Microsoft on Wednesday made available the latest builds of its 64-bit version of Windows XP Professional and Windows Server 2003 Enterprise, that each features a handful of new improvements including the Luna user interface, Windows Messenger, Windows Media Player, infrastructure support for Bluetooth, and the .Net Framework 1.1.
Company officials also announced on Wednesday they would be changing the name of the desktop version to Windows XP Professional x64 Edition. They are also changing the names of the various server versions of the product which will now be called the Windows Server 2003 Standard x64 Edition, Windows Server 2003 Enterprise x64 Edition, and Windows Server 2003 Datacenter x64 Edition.
"With these builds we are essentially bringing the product to parity with the 32-bit version of Windows XP Pro and Home. The 64-bit versions now have the same UI and support for Bluetooth and wireless. This will help our partners to build drivers for a Blue Tooth device the same as they would for (the 32-bit version of) Windows XP Professional," said Brian Marr, product manager for Windows XP Professional x64 Edition.
The one major difference between the 64-bit version and its 32-bit counterpart, of course, is its ability to directly address significantly more memory, which is vital for higher-end workstation users and server administrators.

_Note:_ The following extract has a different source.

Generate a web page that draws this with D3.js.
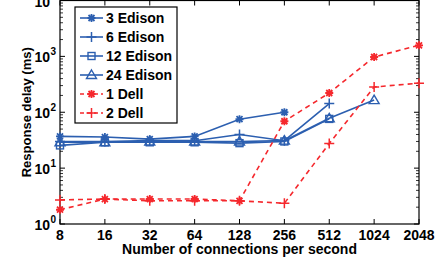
<!DOCTYPE html>
<html>
<head>
<meta charset="utf-8">
<script src="https://cdn.jsdelivr.net/npm/d3@7"></script>
<style>
  body { margin: 0; background: #fff; }
  svg { display: block; font-family: "Liberation Sans", Arial, sans-serif; font-weight: bold; }
</style>
</head>
<body>
<svg id="chart" width="445" height="261"></svg>
<script>
// connections per second (x categories)
var rates = [8, 16, 32, 64, 128, 256, 512, 1024, 2048];
var yTicks = [1, 10, 100, 1000, 10000];

// response delay in ms
var edison3 = [37, 36, 33, 37, 75, 100];
var edison6 = [30, 30, 31, 31, 40, 31, 143];
var edison12 = [25.5, 29, 29, 29, 28, 30, 76];
var edison24 = [29, 29, 30, 30, 30, 31, 78, 165];
var dell1 = [1.8, 2.8, 2.8, 2.8, 2.6, 69, 221, 975, 1580];
var dell2 = [2.7, 2.8, 2.6, 2.6, 2.6, 2.35, 27.6, 283, 332];

var blue = "#2c5fb0", red = "#f5282d";
var series = [
  { name: "3 Edison", values: edison3, color: blue, marker: "asterisk", dash: null },
  { name: "6 Edison", values: edison6, color: blue, marker: "plus", dash: null },
  { name: "12 Edison", values: edison12, color: blue, marker: "square", dash: null },
  { name: "24 Edison", values: edison24, color: blue, marker: "triangle", dash: null },
  { name: "1 Dell", values: dell1, color: red, marker: "asterisk", dash: "5,4" },
  { name: "2 Dell", values: dell2, color: red, marker: "plus", dash: "5,4" }
];

var svg = d3.select("#chart");
// note: "top" is window.top, so use plot* names
var plotLeft = 60, plotRight = 419, plotTop = 0.5, plotBottom = 224;

var x = d3.scaleLog().base(2).domain([8, 2048]).range([plotLeft, plotRight]);
var y = d3.scaleLog().domain([1, 10000]).range([plotBottom, plotTop]);

// frame
svg.append("rect")
  .attr("x", plotLeft).attr("y", plotTop)
  .attr("width", plotRight - plotLeft).attr("height", plotBottom - plotTop)
  .attr("fill", "none").attr("stroke", "#000").attr("stroke-width", 1.2);

// x ticks (inward, bottom + top)
rates.forEach(function(r) {
  var px = x(r);
  svg.append("line").attr("x1", px).attr("x2", px).attr("y1", plotBottom).attr("y2", plotBottom - 5)
    .attr("stroke", "#000").attr("stroke-width", 1);
  svg.append("line").attr("x1", px).attr("x2", px).attr("y1", plotTop).attr("y2", plotTop + 5)
    .attr("stroke", "#000").attr("stroke-width", 1);
  svg.append("text").attr("x", px).attr("y", 239.5)
    .attr("text-anchor", "middle").attr("font-size", 14).text(r);
});

// y ticks: major + minor, inward on both sides
var minor = [];
for (var d = 1; d < 10000; d *= 10) {
  for (var k = 2; k < 10; k++) minor.push(d * k);
}
minor.forEach(function(v) {
  var py = y(v);
  svg.append("line").attr("x1", plotLeft).attr("x2", plotLeft + 3).attr("y1", py).attr("y2", py)
    .attr("stroke", "#000").attr("stroke-width", 0.8);
  svg.append("line").attr("x1", plotRight).attr("x2", plotRight - 3).attr("y1", py).attr("y2", py)
    .attr("stroke", "#000").attr("stroke-width", 0.8);
});
yTicks.forEach(function(v) {
  var py = y(v);
  svg.append("line").attr("x1", plotLeft).attr("x2", plotLeft + 5).attr("y1", py).attr("y2", py)
    .attr("stroke", "#000").attr("stroke-width", 1);
  svg.append("line").attr("x1", plotRight).attr("x2", plotRight - 5).attr("y1", py).attr("y2", py)
    .attr("stroke", "#000").attr("stroke-width", 1);
  svg.append("text").attr("x", 50).attr("y", py + 6)
    .attr("text-anchor", "end").attr("font-size", 14).text("10");
  svg.append("text").attr("x", 50.5).attr("y", py - 1)
    .attr("font-size", 10).text(Math.round(Math.log10(v)));
});

// axis titles
svg.append("text").attr("x", (plotLeft + plotRight) / 2).attr("y", 254)
  .attr("text-anchor", "middle").attr("font-size", 14).text("Number of connections per second");
svg.append("text").attr("transform", "translate(31," + (plotBottom + plotTop) / 2 + ") rotate(-90)")
  .attr("text-anchor", "middle").attr("font-size", 13).text("Response delay (ms)");

function drawMarker(g, type, cx, cy, color) {
  if (type === "asterisk") {
    var s = 4, t = 3;
    var p = "M" + (cx - s) + "," + cy + "H" + (cx + s) +
      "M" + cx + "," + (cy - s) + "V" + (cy + s) +
      "M" + (cx - t) + "," + (cy - t) + "L" + (cx + t) + "," + (cy + t) +
      "M" + (cx - t) + "," + (cy + t) + "L" + (cx + t) + "," + (cy - t);
    g.append("path").attr("d", p).attr("stroke", color).attr("stroke-width", 1.8).attr("fill", "none");
  } else if (type === "plus") {
    var p2 = "M" + (cx - 5) + "," + cy + "H" + (cx + 5) + "M" + cx + "," + (cy - 5) + "V" + (cy + 5);
    g.append("path").attr("d", p2).attr("stroke", color).attr("stroke-width", 1.5).attr("fill", "none");
  } else if (type === "square") {
    g.append("rect").attr("x", cx - 3.5).attr("y", cy - 3.5).attr("width", 7).attr("height", 7)
      .attr("stroke", color).attr("stroke-width", 1.4).attr("fill", "none");
  } else if (type === "triangle") {
    var p3 = "M" + cx + "," + (cy - 5) + "L" + (cx + 5) + "," + (cy + 3.5) + "L" + (cx - 5) + "," + (cy + 3.5) + "Z";
    g.append("path").attr("d", p3).attr("stroke", color).attr("stroke-width", 1.4).attr("fill", "none");
  }
}

var line = d3.line()
  .x(function(d, i) { return x(rates[i]); })
  .y(function(d) { return y(d); });

series.forEach(function(s) {
  var g = svg.append("g");
  g.append("path").attr("d", line(s.values))
    .attr("fill", "none").attr("stroke", s.color).attr("stroke-width", 1.6)
    .attr("stroke-dasharray", s.dash);
  s.values.forEach(function(v, i) {
    drawMarker(g, s.marker, x(rates[i]), y(v), s.color);
  });
});

// legend
var lg = svg.append("g");
lg.append("rect").attr("x", 75).attr("y", 7).attr("width", 102).attr("height", 116)
  .attr("fill", "#fff").attr("stroke", "#000").attr("stroke-width", 1.2);
series.forEach(function(s, i) {
  var ly = 18 + i * 19;
  lg.append("line").attr("x1", 80).attr("x2", 103).attr("y1", ly).attr("y2", ly)
    .attr("stroke", s.color).attr("stroke-width", 1.6).attr("stroke-dasharray", s.dash ? "4,3" : null);
  drawMarker(lg, s.marker, 91.5, ly, s.color);
  lg.append("text").attr("x", 106).attr("y", ly + 5).attr("font-size", 14).text(s.name);
});
</script>
</body>
</html>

"When we first started building the 64-bit product, it was really just targeted at high-end workstation users. The OS to them is a tool more than anything else to do things like build CAD designs. But then we started seeing a huge amount of interest among high-end enthusiast customers who were demanding things like Movie Maker, Windows Messenger, and Media Player," Marr said.
There have been 125,000 downloads of the product's previous build, according to company officials.
Besides bringing the 64-bit desktop and server version to parity with their 32-bit counterparts, Microsoft plans to add to the 64-bit product all of the security improvements contained in the Windows XP Service Pack 2 , which is expected to be available for download via Windows Update starting Aug. 25.
"With the Service Pack (2) security improvements, the (Windows) XP Pro and Home features, and the code base reliability of (Windows) Server 2003 all in there, we think it makes for a very well balanced OS," Marr said.
Company officials said both Windows XP Professional x64 Edition and Windows Server 2003 Service Pack 1 are still expected to be delivered simultaneously sometime during the first half of 2005.
Corporate users and third-party developers can download the code for free through the Customer Preview Program (CPP) starting today at http://www.microsoft.com/windowsxp/64bit/evaluation/upgrade.mspx, as well as at http://www.microsoft.com/windowsserver2003/64bit/extended/trial/default.mspx.
Users and developers can also receive the product on a CD for free, although they must pay the shipping handling costs.
The new builds will work with 64-bit compatible chips from both Intel and Advanced Micro Devices, company officials said.